Common DevSecOps Best Practices

  1. Shift Left: If you think of the SDLC process as a linear model from design to release, a Shift Left strategy tackles security, compliance and testing earlier in the pipeline. Identifying bugs sooner rather than later is a great way to eliminate issues before they become costly to fix and future-proof your production.
  2. Secure Coding: You need to build software that follows standards that shield it from vulnerabilities in the first place.
  3. Automation: DevSecOps relies on automating tasks like functional testing, security checks and deployments. Security checks and code testing need to match the pace of code delivery, especially in a fast-moving CI/CD (continuous integration and continuous delivery) environment. Automated security testing tools like Static Application Security Testing (SAST) are used to continually scan code and identify security issues early on.
  4. Robot Test Frameworks: Automate functional code tests and simulate patterns of human behavior to execute end-to-end testing.

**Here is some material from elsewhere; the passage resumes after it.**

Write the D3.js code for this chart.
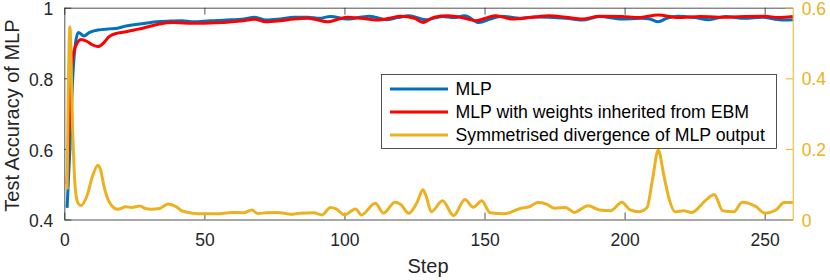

“Agencies are beginning to realize they need a low-code DevOps platform to maximize the value of low-code/no-code SaaS,” says Sarvinder Sandhu, Salesforce Practice Director at Radiant Infotech. “We’re currently helping the CMS set up a Center of Excellence (COE) with a DevSecOps tool at the center of it to create consistency and enable their platforms to drive digital transformation projects”

With Copado, everything the team at CMS releases makes it into production. They never have to deal with missing features. And they spend a fraction of the time releasing new functionality. As a result, features are more likely to be adopted due to timely delivery, which leads to happier, more efficient employees.

What should public sector agencies look for in a DevSecOps solution?

  1. Choose a platform that orchestrates and enforces security, compliance and testing from a single vendor. Avoid creating one-off SDLC pipelines with lots of custom integrations from numerous vendors.
  2. Ensure your vendor understands and follows security framework best practices: FedRAMP, ISO/IEC 27017, ISO/IEC 27018, SOC2 and NIST frameworks. This can be done by requesting certifications, audits or checking the FedRAMP marketplace.
  3. Although all apps on the Salesforce AppExchange have passed a Salesforce AppExchange Security Review, they do not fall into the scope of Salesforce Government Cloud or Government Cloud Plus, which includes Federal Risk and Authorization Management Program (FedRAMP) and U.S. Department of Defense (DoD) authorizations.